*Required work*: Repeat everything from the first line of the listing below through the line that contains "const cpuBot = [0.67, 6.7, 66, 665, 6200];", exactly. Leave out pictures.

*Recorded information*:
◆ ◆ ◆ ◆ ◆

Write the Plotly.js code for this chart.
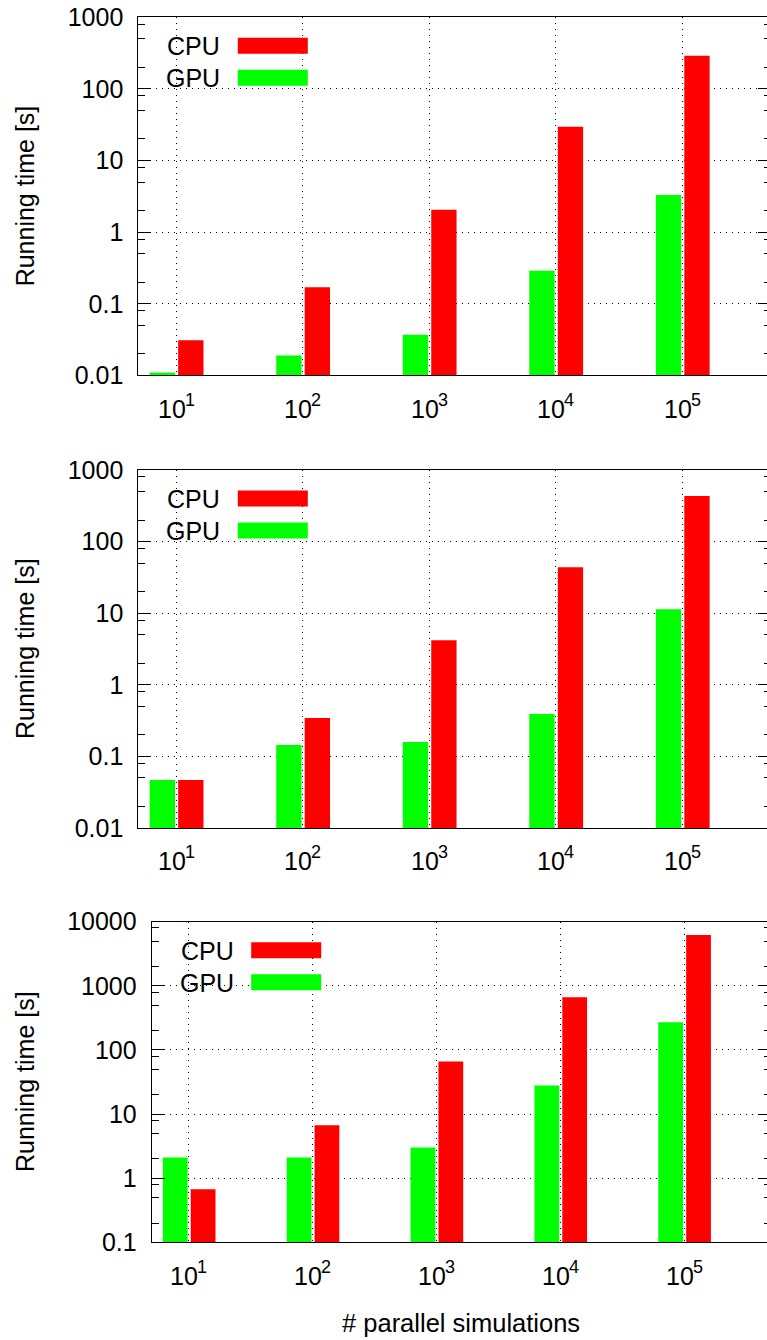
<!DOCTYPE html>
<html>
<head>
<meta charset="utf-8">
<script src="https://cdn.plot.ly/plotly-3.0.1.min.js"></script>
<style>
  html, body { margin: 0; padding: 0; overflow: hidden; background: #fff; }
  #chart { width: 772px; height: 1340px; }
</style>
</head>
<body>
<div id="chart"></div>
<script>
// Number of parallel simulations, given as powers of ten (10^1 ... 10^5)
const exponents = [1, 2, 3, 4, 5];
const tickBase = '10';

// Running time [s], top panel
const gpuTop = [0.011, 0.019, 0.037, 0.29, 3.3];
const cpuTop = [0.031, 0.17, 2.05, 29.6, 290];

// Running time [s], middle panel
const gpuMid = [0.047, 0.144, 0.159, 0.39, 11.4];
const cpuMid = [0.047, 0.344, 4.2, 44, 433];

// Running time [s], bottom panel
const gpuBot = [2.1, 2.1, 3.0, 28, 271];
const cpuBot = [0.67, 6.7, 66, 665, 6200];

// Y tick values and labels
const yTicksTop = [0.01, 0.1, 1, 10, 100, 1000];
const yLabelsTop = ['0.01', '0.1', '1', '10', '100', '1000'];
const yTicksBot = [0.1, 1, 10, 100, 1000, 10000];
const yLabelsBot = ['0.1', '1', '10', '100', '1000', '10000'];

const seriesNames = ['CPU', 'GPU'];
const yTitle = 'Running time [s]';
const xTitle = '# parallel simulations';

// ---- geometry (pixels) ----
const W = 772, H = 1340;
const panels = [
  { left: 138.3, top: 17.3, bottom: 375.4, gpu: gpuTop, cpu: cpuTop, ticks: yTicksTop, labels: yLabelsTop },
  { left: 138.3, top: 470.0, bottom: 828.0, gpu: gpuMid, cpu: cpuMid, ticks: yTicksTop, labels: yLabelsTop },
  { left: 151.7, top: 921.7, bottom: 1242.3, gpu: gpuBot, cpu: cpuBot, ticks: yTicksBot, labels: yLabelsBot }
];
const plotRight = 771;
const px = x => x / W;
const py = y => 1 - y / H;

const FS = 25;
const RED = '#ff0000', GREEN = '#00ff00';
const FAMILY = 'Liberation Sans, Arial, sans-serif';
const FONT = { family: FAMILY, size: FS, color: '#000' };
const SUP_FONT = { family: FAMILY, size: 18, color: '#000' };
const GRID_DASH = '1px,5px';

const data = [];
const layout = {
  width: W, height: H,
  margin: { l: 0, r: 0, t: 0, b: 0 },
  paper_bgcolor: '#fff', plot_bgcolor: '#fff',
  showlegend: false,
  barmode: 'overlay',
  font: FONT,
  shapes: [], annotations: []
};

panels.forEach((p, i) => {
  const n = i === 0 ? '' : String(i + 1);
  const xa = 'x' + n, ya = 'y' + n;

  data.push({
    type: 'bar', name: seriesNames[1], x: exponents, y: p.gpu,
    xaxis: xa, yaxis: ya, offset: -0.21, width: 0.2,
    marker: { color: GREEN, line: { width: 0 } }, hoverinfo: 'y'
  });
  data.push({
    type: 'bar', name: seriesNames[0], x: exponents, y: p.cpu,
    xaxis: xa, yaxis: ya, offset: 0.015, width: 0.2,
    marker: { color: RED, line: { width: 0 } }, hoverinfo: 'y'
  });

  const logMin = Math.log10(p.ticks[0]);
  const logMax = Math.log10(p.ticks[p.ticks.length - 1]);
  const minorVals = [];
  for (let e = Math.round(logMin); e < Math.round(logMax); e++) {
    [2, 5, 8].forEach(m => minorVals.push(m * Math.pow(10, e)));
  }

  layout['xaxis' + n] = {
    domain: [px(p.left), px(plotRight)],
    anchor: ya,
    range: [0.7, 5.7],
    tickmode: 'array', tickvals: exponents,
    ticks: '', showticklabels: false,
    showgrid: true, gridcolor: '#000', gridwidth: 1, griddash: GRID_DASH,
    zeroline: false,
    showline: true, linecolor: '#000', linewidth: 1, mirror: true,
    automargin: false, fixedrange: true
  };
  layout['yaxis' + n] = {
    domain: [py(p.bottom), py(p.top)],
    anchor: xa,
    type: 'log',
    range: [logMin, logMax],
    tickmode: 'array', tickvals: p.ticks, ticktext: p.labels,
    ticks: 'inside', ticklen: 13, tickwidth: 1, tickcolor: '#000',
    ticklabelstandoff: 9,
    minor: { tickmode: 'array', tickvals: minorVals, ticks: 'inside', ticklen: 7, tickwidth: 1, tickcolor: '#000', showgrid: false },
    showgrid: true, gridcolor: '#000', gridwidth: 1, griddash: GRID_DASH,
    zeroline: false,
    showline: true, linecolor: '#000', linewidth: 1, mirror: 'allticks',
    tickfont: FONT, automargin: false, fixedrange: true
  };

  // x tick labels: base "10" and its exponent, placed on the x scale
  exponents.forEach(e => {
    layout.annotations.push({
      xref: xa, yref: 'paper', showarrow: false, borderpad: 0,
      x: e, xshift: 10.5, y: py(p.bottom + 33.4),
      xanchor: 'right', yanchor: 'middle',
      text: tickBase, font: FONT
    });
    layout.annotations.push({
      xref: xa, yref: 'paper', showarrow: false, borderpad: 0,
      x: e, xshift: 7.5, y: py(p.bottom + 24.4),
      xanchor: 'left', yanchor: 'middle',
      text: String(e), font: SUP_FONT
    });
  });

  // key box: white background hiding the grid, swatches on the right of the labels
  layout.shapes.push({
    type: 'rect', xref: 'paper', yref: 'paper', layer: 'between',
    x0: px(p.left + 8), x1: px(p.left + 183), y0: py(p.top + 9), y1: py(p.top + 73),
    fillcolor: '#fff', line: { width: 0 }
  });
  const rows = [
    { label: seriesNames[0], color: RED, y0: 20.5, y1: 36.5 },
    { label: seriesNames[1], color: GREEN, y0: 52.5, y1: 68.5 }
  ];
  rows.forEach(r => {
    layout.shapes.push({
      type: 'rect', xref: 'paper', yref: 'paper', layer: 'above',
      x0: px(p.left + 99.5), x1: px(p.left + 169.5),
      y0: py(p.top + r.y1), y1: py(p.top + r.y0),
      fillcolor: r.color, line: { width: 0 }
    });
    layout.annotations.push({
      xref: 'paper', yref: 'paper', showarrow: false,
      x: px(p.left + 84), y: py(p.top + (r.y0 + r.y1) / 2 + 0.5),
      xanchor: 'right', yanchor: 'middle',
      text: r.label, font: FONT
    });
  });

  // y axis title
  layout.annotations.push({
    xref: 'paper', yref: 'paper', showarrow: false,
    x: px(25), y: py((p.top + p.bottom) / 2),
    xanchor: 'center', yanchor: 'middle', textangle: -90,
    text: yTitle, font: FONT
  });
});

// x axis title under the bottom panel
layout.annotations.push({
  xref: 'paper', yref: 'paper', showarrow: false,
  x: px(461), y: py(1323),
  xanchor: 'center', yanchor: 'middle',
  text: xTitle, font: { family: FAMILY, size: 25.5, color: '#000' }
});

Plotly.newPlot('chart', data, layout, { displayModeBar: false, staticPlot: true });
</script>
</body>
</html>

◆ ◆ ◆ ◆ ◆

*Written response*:
Write the Plotly.js code for this chart.
<!DOCTYPE html>
<html>
<head>
<meta charset="utf-8">
<script src="https://cdn.plot.ly/plotly-3.0.1.min.js"></script>
<style>
  html, body { margin: 0; padding: 0; overflow: hidden; background: #fff; }
  #chart { width: 772px; height: 1340px; }
</style>
</head>
<body>
<div id="chart"></div>
<script>
// Number of parallel simulations, given as powers of ten (10^1 ... 10^5)
const exponents = [1, 2, 3, 4, 5];
const tickBase = '10';

// Running time [s], top panel
const gpuTop = [0.011, 0.019, 0.037, 0.29, 3.3];
const cpuTop = [0.031, 0.17, 2.05, 29.6, 290];

// Running time [s], middle panel
const gpuMid = [0.047, 0.144, 0.159, 0.39, 11.4];
const cpuMid = [0.047, 0.344, 4.2, 44, 433];

// Running time [s], bottom panel
const gpuBot = [2.1, 2.1, 3.0, 28, 271];
const cpuBot = [0.67, 6.7, 66, 665, 6200];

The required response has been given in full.